Ein Beispiel: Die Bühne für Wagner’s „Parsifal“ in Antwerpen ist ein 18 Meter hoher, weißer Zylinder mit einer Wandlänge von 34 Meter, ein Halbkreis. Kein einfaches Setting für diese Mammut-Oper, die eigentlich drei verschiedene Bühnenräume vorschreibt.
Ich hatte beim ersten Hören immer die Vision von Warteraum und Sterbezimmer in einem, also ein statischer Bühnenraum, der sich in den 3,5 Std. nicht verändert. Nach einer Weile fließt aber unaufhörlich Blut die Wände hinab, für mich ein starkes Zeichen der Vergänglichkeit. Jeder Akt fängt gleich an: das Bild ist eine weiße, saubere Wand, und dann kommt das Blut – ein Ritual. Das Grals-Wunder also über die ganze Bühnenbreite vergrößert, das ist Oper.
Oft gehe ich von konkreten Bildwelten aus, z.B. aus der Malerei. Die Bühnenbild-Idee zu Parsifal kam von Cranach’s „Jungbrunnen“. Die Leute gehen da alt rein und kommen jung im besten Alter wieder raus. Ein Sehnsuchts-Raum vom Austricksen der Sterblichkeit; wie im Parsifal findet sich hier das Thema „der Raum wird zur Zeit“.

UE: Du nimmst den Menschen als Maßstab für deine Räume. Ist das eine architektonische Herangehensweise?

HA: Der Architekt kommt bei mir immer wieder durch, der Mensch als Maßstab aller Dinge – Architekten-Binsenweisheit. Es geht halt bei diesen Räumen nicht um eine geschmäcklerische Überhöhung, sondern darum, zu zeigen, dass man die Oper ernst nimmt, dass man den Inhalt nicht verrät, sondern den Sänger in den Mittelpunkt rückt.

UE: Suchst du das, dass der Sänger allein gelassen wird, unglaublich präsent, in einem Raum, der ihn präsentiert und den Gesang unterstützt?

HA: Ja, ich verneine zum Beispiel sogar die meisten Requisiten. In meinen Räumen ist die Leere für Sänger oft schwierig – und dann schaue ich zusammen mit der Regie, wie kann man helfen, kann noch etwas hinzufügen? Wie kann die Figur geschärft werden, wenn man die Figur zusammen mit Kostüm und Raum versteht.
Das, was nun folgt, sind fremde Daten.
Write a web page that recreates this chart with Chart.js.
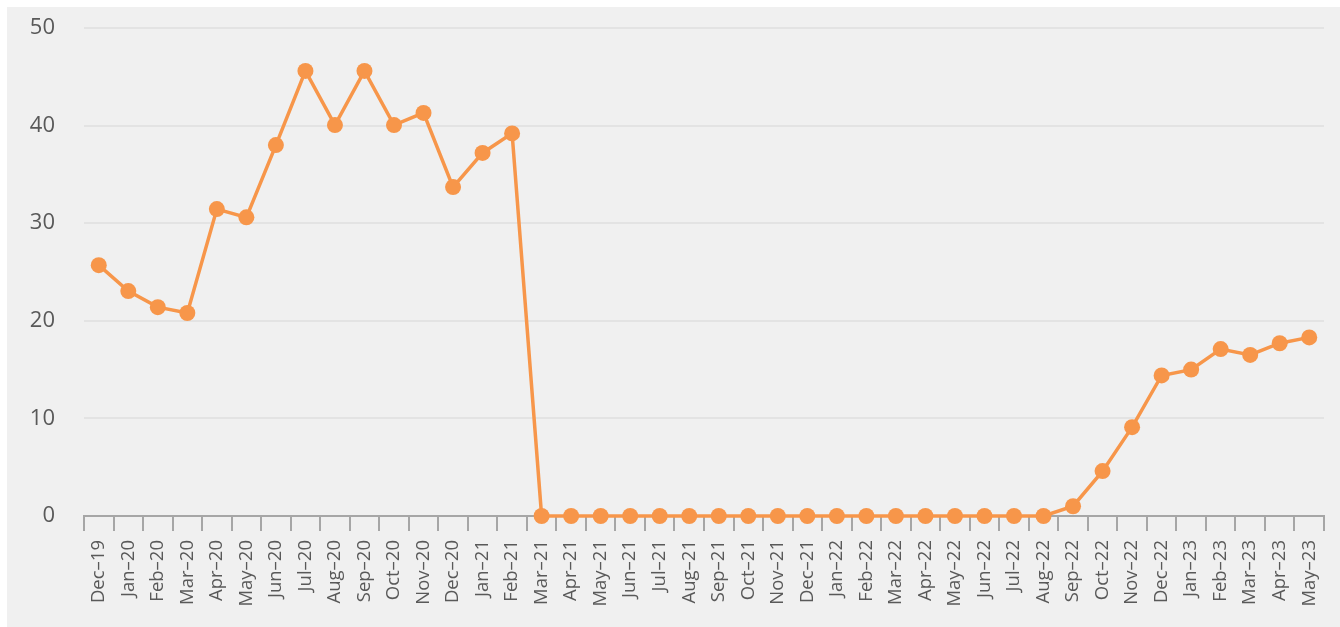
<!DOCTYPE html>
<html>
<head>
<meta charset="utf-8">
<script src="https://cdn.jsdelivr.net/npm/chart.js@4"></script>
<style>
html,body{margin:0;padding:0;background:#ffffff;width:1340px;height:627px;overflow:hidden;}
#wrap{position:absolute;left:7px;top:7px;width:1333px;height:620px;background:#f0f0f0;}
canvas{display:block;}
</style>
</head>
<body>
<div id="wrap"><canvas id="c" width="1325" height="620"></canvas></div>
<script>
const categories = ["Dec–19","Jan–20","Feb–20","Mar–20","Apr–20","May–20","Jun–20","Jul–20","Aug–20","Sep–20","Oct–20","Nov–20","Dec–20","Jan–21","Feb–21","Mar–21","Apr–21","May–21","Jun–21","Jul–21","Aug–21","Sep–21","Oct–21","Nov–21","Dec–21","Jan–22","Feb–22","Mar–22","Apr–22","May–22","Jun–22","Jul–22","Aug–22","Sep–22","Oct–22","Nov–22","Dec–22","Jan–23","Feb–23","Mar–23","Apr–23","May–23"];
const values = [25.7,23.05,21.4,20.8,31.45,30.6,38.0,45.6,40.05,45.6,40.05,41.3,33.7,37.2,39.2,0,0,0,0,0,0,0,0,0,0,0,0,0,0,0,0,0,0,1.0,4.6,9.1,14.4,15.0,17.1,16.5,17.7,18.3];
const yTicks = [0,10,20,30,40,50];

const orange = '#f7964a';
new Chart(document.getElementById('c'), {
  type: 'line',
  data: {
    labels: categories,
    datasets: [{
      data: values,
      borderColor: orange,
      backgroundColor: orange,
      borderWidth: 3.5,
      pointRadius: 8,
      pointHoverRadius: 8,
      pointBorderWidth: 0,
      tension: 0,
      clip: false
    }]
  },
  options: {
    responsive: false,
    animation: false,
    layout: {padding: {top: 21, right: 0, left: 0, bottom: 0}},
    plugins: {legend: {display: false}, tooltip: {enabled: false}},
    scales: {
      x: {
        offset: true,
        grid: {offset: true, drawOnChartArea: false, drawTicks: true, tickLength: 15, color: '#a6a6a6', lineWidth: 2},
        border: {display: true, color: '#a6a6a6', width: 2},
        ticks: {
          autoSkip: false, minRotation: 90, maxRotation: 90, padding: 9,
          color: '#595959', font: {family: '"Open Sans"', size: 18.5}
        },
        afterFit: s => { s.height = 111; s.paddingLeft = 0; s.paddingRight = 0; }
      },
      y: {
        min: 0, max: 50,
        afterBuildTicks: s => { s.ticks = yTicks.map(v => ({value: v})); },
        grid: {color: '#e3e3e3', lineWidth: 2, drawTicks: false},
        border: {display: false},
        ticks: {padding: 29, color: '#595959', font: {family: '"Open Sans"', size: 22}},
        afterFit: s => { s.width = 77; s.paddingTop = 0; s.paddingBottom = 0; }
      }
    }
  }
});
</script>
</body>
</html>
UE: Wie beeinflusst du mit deiner Arbeit die Inszenierung?

HA: Das macht das Bühnenbild ja meistens sowieso.

UE: Aber du denkst es dir ja aus.

HA: Zum Beispiel Auftrittsfragen. Kann man überhaupt aus der Kiste abtreten. Was bedeutet das dann. Was bedeutet es, wenn eine Figur die ganze Zeit da ist, weil sie nicht raus kann. Wir bespielen einen Minimundus, diese Fragen ergeben sich, bedeuten etwas. Und die Regisseure, mit denen ich arbeite, wollen diese Herausforderungen auch.

Henrik Ahr

UE: Fällt es in der Arbeit mit Opernsängern einfacher oder schwerer zu sagen „es gibt einfach keine Auftritte“?

HA: Einfacher nicht. Anders. Da kommt es eher auf die Regisseure an, dass sie den Sängern die Sicherheit geben und sagen „das geht“.

UE: Noch eine Frage: dieses sehr früh fertig sein müssen mit dem Entwurf an der Oper, lange bevor die Proben beginnen, macht das nicht unflexibel?

HA: Eigentlich Nein. Manchmal denk’ ich mir schon, “Sehe ich das Stück in zwei Jahren genauso wie Heute?”. Aber wenn es dann in die Proben geht, ist es, als würde man einen alten Bekannten wiedertreffen. Das ist wie eine gute Suppe. Man darf sie nicht überwürzen, damit man ab und zu noch was reinwerfen kann. Mich interessieren diese leeren Räume auch, weil man sie noch ein bisschen anfüllen kann.